Lim spent the latter half of his eight years at Temasek with Pavilion Energy, a wholly-owned subsidiary Lim conceptualised and helped to start. Headquartered in Singapore, its global energy business involves natural gas supply and marketing activities in Southeast Asia and Europe; global LNG trading, shipping and optimisation; as well as energy hedging and financial solutions.
That was one of the biggest level-ups in my own career, jumping from purely investing to really starting something. You’re doing everything by yourself: finding an office space, hiring the first few employees, getting the software to connect [and] being stretched in every direction. All those dots really connected when I started Doctor Anywhere.
Like most start-up founders, those lessons are coming into play amid today’s tough market environment. “Over the past few years, most companies have become very fat with a crazy amount of capital being thrown at them. Now, we are going to the gym. We cut down on the fat, so that we can become more muscular when the time comes.”
Given the headwinds, a public listing is not currently on the table, says Lim. “Look, the current environment will not last forever. But whoever lasts this current environment will emerge much, much stronger, and we hope to be one of them. Then, that’s when we eventually find our way to an IPO or whatsoever.”
The company is, however, making its own moves in the public markets. In October, a special purpose vehicle indirectly wholly-owned by Doctor Anywhere offered to take over the Catalist-listed Asian Healthcare Specialists at 18.8 cents per share. The offer price represents a premium of 18.3% over the one-month volume weighted average price of the shares.
The vehicle, Labrador Park, has three members of the management of Doctor Anywhere on its board of directors. In addition to Lim, who is founder, CEO, chairman and sole executive director of Doctor Anywhere, the two other members are Ng Chen Xuan, Doctor Anywhere’s senior manager for corporate development; and Melissa Marie Tan Shu Ling, legal director of Doctor Anywhere.

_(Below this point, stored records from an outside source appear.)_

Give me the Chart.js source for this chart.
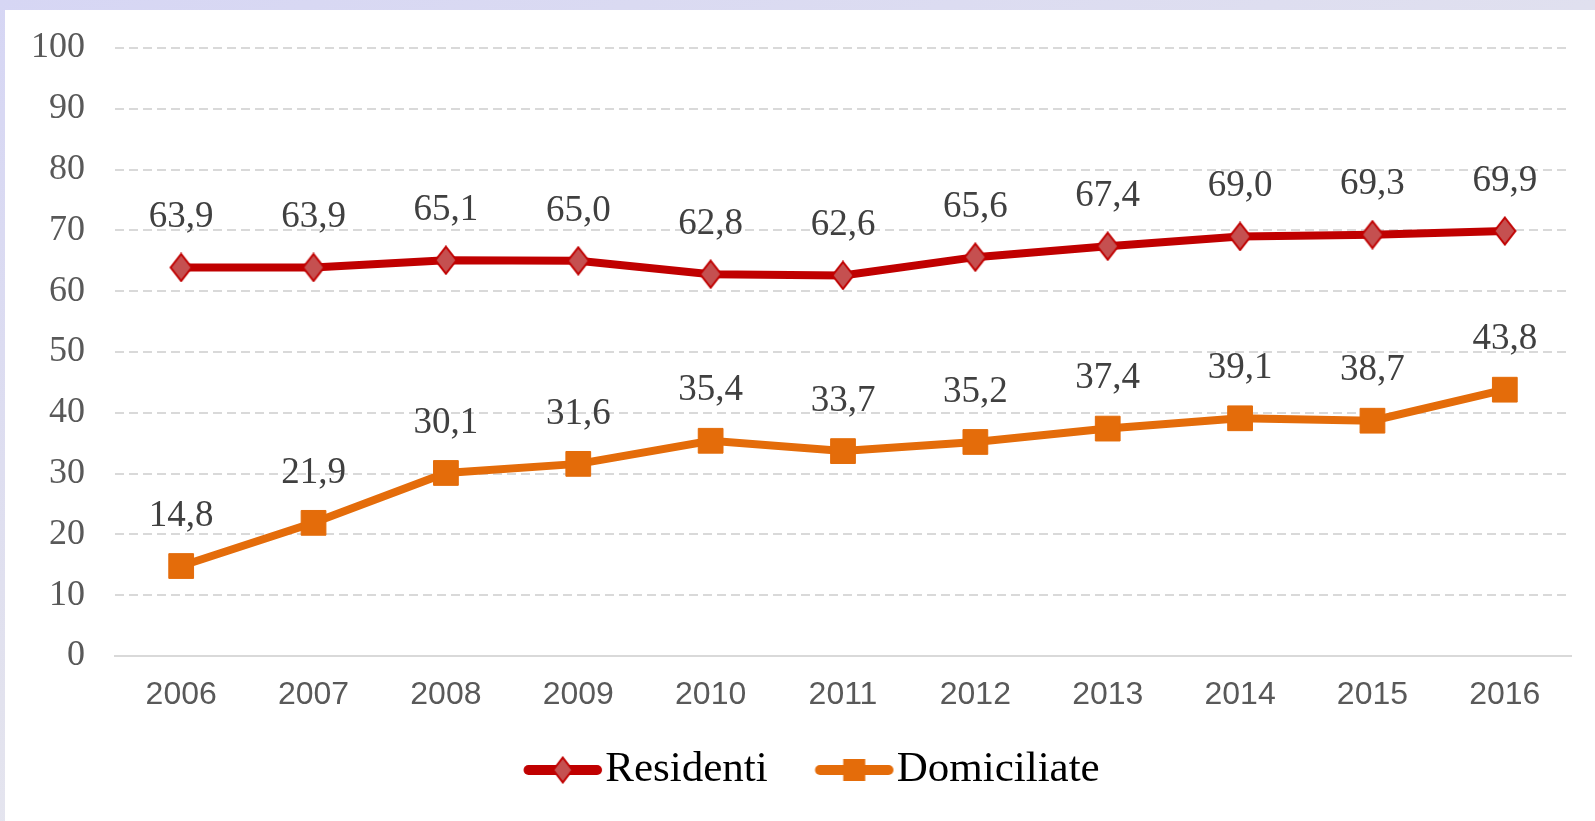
<!DOCTYPE html>
<html>
<head>
<meta charset="utf-8">
<script src="https://cdn.jsdelivr.net/npm/chart.js@4/dist/chart.umd.min.js"></script>
<style>
  html, body {
    margin: 0;
    padding: 0;
    width: 1595px;
    height: 821px;
    overflow: hidden;
    background: linear-gradient(160deg, #d6d6f4 0%, #e2e2ee 50%, #f0f0f2 100%);
  }
  #panel {
    position: absolute;
    left: 5px;
    top: 10px;
    width: 1590px;
    height: 811px;
    background: #ffffff;
  }
</style>
</head>
<body>
<div id="panel"><canvas id="chart" width="1590" height="811"></canvas></div>
<script>
// dati
const years = ['2006', '2007', '2008', '2009', '2010', '2011', '2012', '2013', '2014', '2015', '2016'];
const residenti = [63.9, 63.9, 65.1, 65.0, 62.8, 62.6, 65.6, 67.4, 69.0, 69.3, 69.9];
const domiciliate = [14.8, 21.9, 30.1, 31.6, 35.4, 33.7, 35.2, 37.4, 39.1, 38.7, 43.8];
const seriesNames = ['Residenti', 'Domiciliate'];

const RED = '#c00000';
const RED_FILL = '#c55050';
const ORANGE = '#e46c0a';
const SERIF = '"Liberation Serif", "Times New Roman", serif';
const SANS = '"Liberation Sans", Arial, sans-serif';

// rombo un po' allungato, come nell'originale
function diamond(w, h) {
    const c = document.createElement('canvas');
    c.width = w;
    c.height = h;
    const g = c.getContext('2d');
    g.fillStyle = RED_FILL;
    g.strokeStyle = RED;
    g.lineWidth = 2;
    g.beginPath();
    g.moveTo(w / 2, 1.5);
    g.lineTo(w - 1.5, h / 2);
    g.lineTo(w / 2, h - 1.5);
    g.lineTo(1.5, h / 2);
    g.closePath();
    g.fill();
    g.stroke();
    return c;
}

// icona legenda: linea con marcatore, spostata a destra nell'immagine
function legendIcon(color, shape) {
    const c = document.createElement('canvas');
    c.width = 146;
    c.height = 30;
    const g = c.getContext('2d');
    const x0 = 71.5, x1 = 140, mid = (x0 + x1) / 2;
    g.strokeStyle = color;
    g.lineWidth = 10;
    g.lineCap = 'round';
    g.beginPath();
    g.moveTo(x0, 15);
    g.lineTo(x1, 15);
    g.stroke();
    if (shape === 'diamond') {
        g.drawImage(diamond(22, 28), mid - 11, 1);
    } else {
        g.fillStyle = color;
        g.fillRect(mid - 11, 4, 22, 22);
    }
    return c;
}

// etichette dei valori sopra i punti
const valueLabels = {
    id: 'valueLabels',
    afterDatasetsDraw(chart) {
        const ctx = chart.ctx;
        ctx.save();
        ctx.font = '37px ' + SERIF;
        ctx.fillStyle = '#404040';
        ctx.textAlign = 'center';
        ctx.textBaseline = 'middle';
        chart.data.datasets.forEach((ds, i) => {
            chart.getDatasetMeta(i).data.forEach((pt, j) => {
                const txt = ds.data[j].toFixed(1).replace('.', ',');
                ctx.fillText(txt, pt.x, pt.y - 50);
            });
        });
        ctx.restore();
    }
};

const icons = [legendIcon(RED, 'diamond'), legendIcon(ORANGE, 'square')];
const marker = diamond(24, 30);

new Chart(document.getElementById('chart'), {
    type: 'line',
    data: {
        labels: years,
        datasets: [
            {
                label: seriesNames[0],
                data: residenti,
                borderColor: RED,
                borderWidth: 8,
                backgroundColor: RED_FILL,
                pointStyle: marker,
                pointRadius: 14,
                tension: 0
            },
            {
                label: seriesNames[1],
                data: domiciliate,
                borderColor: ORANGE,
                borderWidth: 8,
                backgroundColor: ORANGE,
                pointStyle: 'rect',
                pointRadius: 17.5,
                pointBorderWidth: 1,
                pointBorderColor: ORANGE,
                pointBackgroundColor: ORANGE,
                tension: 0
            }
        ]
    },
    options: {
        responsive: false,
        animation: false,
        layout: {
            padding: { left: 0, right: 24, top: 38, bottom: 19.5 }
        },
        plugins: {
            tooltip: { enabled: false },
            legend: {
                position: 'bottom',
                labels: {
                    usePointStyle: true,
                    pointStyleWidth: 107.5,
                    padding: 0,
                    color: '#595959',
                    font: { family: SERIF, size: 43 },
                    generateLabels: (chart) => chart.data.datasets.map((ds, i) => ({
                        text: ds.label,
                        pointStyle: icons[i],
                        fillStyle: ds.borderColor,
                        strokeStyle: ds.borderColor,
                        lineWidth: 0,
                        hidden: false,
                        datasetIndex: i
                    }))
                }
            }
        },
        scales: {
            x: {
                offset: true,
                afterFit: (scale) => { scale.height = 92.5; },
                grid: { display: false, drawTicks: false },
                border: { display: true, color: '#d9d9d9', width: 2 },
                ticks: {
                    color: '#595959',
                    padding: 20,
                    font: { family: SANS, size: 32 }
                }
            },
            y: {
                min: 0,
                max: 100,
                afterFit: (scale) => { scale.width = 110; },
                grid: {
                    color: '#d9d9d9',
                    lineWidth: 2,
                    drawTicks: false
                },
                border: { display: false, dash: [9, 5] },
                ticks: {
                    stepSize: 10,
                    color: '#595959',
                    padding: 30,
                    font: { family: SERIF, size: 36, lineHeight: 0.4 }
                }
            }
        }
    },
    plugins: [valueLabels]
});
</script>
</body>
</html>
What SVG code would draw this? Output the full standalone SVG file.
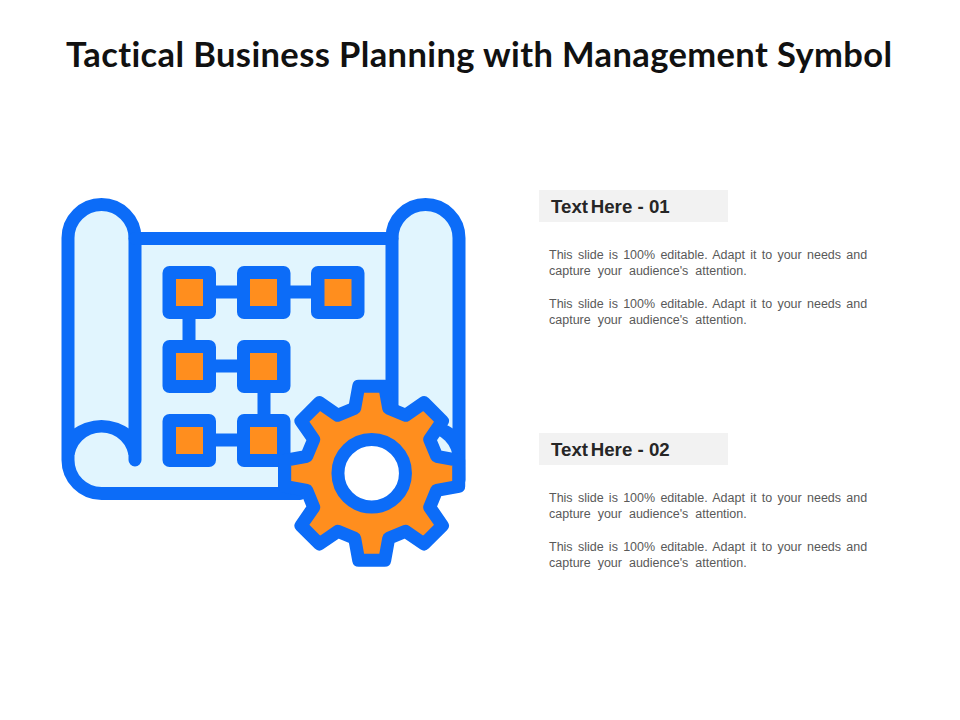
<svg xmlns="http://www.w3.org/2000/svg" width="960" height="720" viewBox="0 0 960 720">
<defs><style>
.ln{fill:none;stroke:#0C6CF8;stroke-width:13;stroke-linecap:round;stroke-linejoin:round}
.lf{fill:#E1F5FE}
.sq{fill:#0C6CF8}
.or{fill:#FF8E1E}
.h{font:bold 18.7px "Liberation Sans",Arial,sans-serif;fill:#262626}
.b{font:12.5px "Liberation Sans",Arial,sans-serif;fill:#595959}
.l1{word-spacing:1.8px}
.l2{word-spacing:3.5px}
.hb{fill:#F2F2F2}
</style></defs>
<rect width="960" height="720" fill="#fff"/>
<text id="title" x="66" y="67" font-family="Lato,sans-serif" font-weight="700" font-size="34.5" fill="#111" textLength="826" style="font-variant-ligatures:none">Tactical Business Planning with Management Symbol</text>
<g id="scroll">
<path class="lf" d="M135,238H392V470H278V493.5H101.5A33.5,33.5 0 0 1 68,460V238A33.5,33.5 0 0 1 135,238Z"/>
<path class="lf" d="M392,238A33.5,33.5 0 0 1 459,238V470H392Z"/>
<path class="sq" d="M70,431Q101.500,409 133,431V455H70Z"/>
<path class="sq" d="M394,431Q425.500,409 457,431V455H394Z"/>
<path class="lf" d="M74,460A27.500,27.500 0 0 1 129,460V487H101.500A27.500,27.500 0 0 1 74,460Z"/>
<path class="lf" d="M398,460A27.500,27.500 0 0 1 453,460V487H398Z"/>
<path class="ln" d="M135,460V238A33.500,33.500 0 0 0 68,238V460A33.500,33.500 0 0 0 101.500,493.500H300"/>
<path class="ln" d="M135,238.500H392"/>
<path class="ln" d="M392,430V238A33.500,33.500 0 0 1 459,238V480"/>
<rect class="sq" x="278" y="455" width="14" height="45"/>
</g>
<g id="connectors">
<path class="ln" d="M216,292H237M290,292H311M189,319V340M216,366H237M264,393V414M216,440H237"/>
</g>
<g id="n1"><rect class="sq" x="162.500" y="266" width="53.500" height="53" rx="7"/><rect class="or" x="176" y="279" width="27" height="27"/></g>
<g id="n2"><rect class="sq" x="237" y="266" width="53.500" height="53" rx="7"/><rect class="or" x="250" y="279" width="27" height="27"/></g>
<g id="n3"><rect class="sq" x="311" y="266" width="53.500" height="53" rx="7"/><rect class="or" x="324.500" y="279" width="27" height="27"/></g>
<g id="n4"><rect class="sq" x="162.500" y="340" width="53.500" height="53" rx="7"/><rect class="or" x="176" y="353" width="27" height="27"/></g>
<g id="n5"><rect class="sq" x="237" y="340" width="53.500" height="53" rx="7"/><rect class="or" x="250" y="353" width="27" height="27"/></g>
<g id="n6"><rect class="sq" x="162.500" y="414" width="53.500" height="53" rx="7"/><rect class="or" x="176" y="427" width="27" height="27"/></g>
<g id="n7"><rect class="sq" x="237" y="414" width="53.500" height="53" rx="7"/><rect class="or" x="250" y="427" width="27" height="27"/></g>
<g id="gear" transform="translate(371.7,473.3)">
<path class="or" stroke="#0C6CF8" stroke-width="13" stroke-linejoin="round" d="M-17,-65L-13,-87H13L17,-65L33.900,-58L52.300,-70.700L70.700,-52.300L58,-33.900L65,-17L87,-13V13L65,17L58,33.900L70.700,52.300L52.300,70.700L33.900,58L17,65L13,87H-13L-17,65L-33.900,58L-52.300,70.700L-70.700,52.300L-58,33.900L-65,17L-87,13V-13L-65,-17L-58,-33.900L-70.700,-52.300L-52.300,-70.700L-33.900,-58Z"/>
<circle r="33.750" fill="#fff" stroke="#0C6CF8" stroke-width="13"/>
</g>
<g id="t1">
<rect class="hb" x="539" y="190" width="189" height="32"/>
<text class="h" x="551" y="213">Text <tspan dx="-2.500">Here - 01</tspan></text>
<text class="b l1" x="549" y="259">This slide is 100% editable. Adapt it to your needs and</text>
<text class="b l2" x="549" y="275">capture your audience's attention.</text>
<text class="b l1" x="549" y="308">This slide is 100% editable. Adapt it to your needs and</text>
<text class="b l2" x="549" y="324">capture your audience's attention.</text>
</g>
<g id="t2">
<rect class="hb" x="539" y="433" width="189" height="32"/>
<text class="h" x="551" y="456">Text <tspan dx="-2.500">Here - 02</tspan></text>
<text class="b l1" x="549" y="502">This slide is 100% editable. Adapt it to your needs and</text>
<text class="b l2" x="549" y="518">capture your audience's attention.</text>
<text class="b l1" x="549" y="551">This slide is 100% editable. Adapt it to your needs and</text>
<text class="b l2" x="549" y="567">capture your audience's attention.</text>
</g>
</svg>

As he accepts this year’s entrepreneurship award from EY, does Lim have a word of advice for potential founders? “If I had been from the healthcare space, I wouldn’t have started Doctor Anywhere… A lot of people who want to start something keep thinking about it and analysing the space over and over again. But the truth is, there’s no better way to start than to just do it.”
“It’s a bit like jogging,” he adds. “The most difficult part is wearing your shoes.”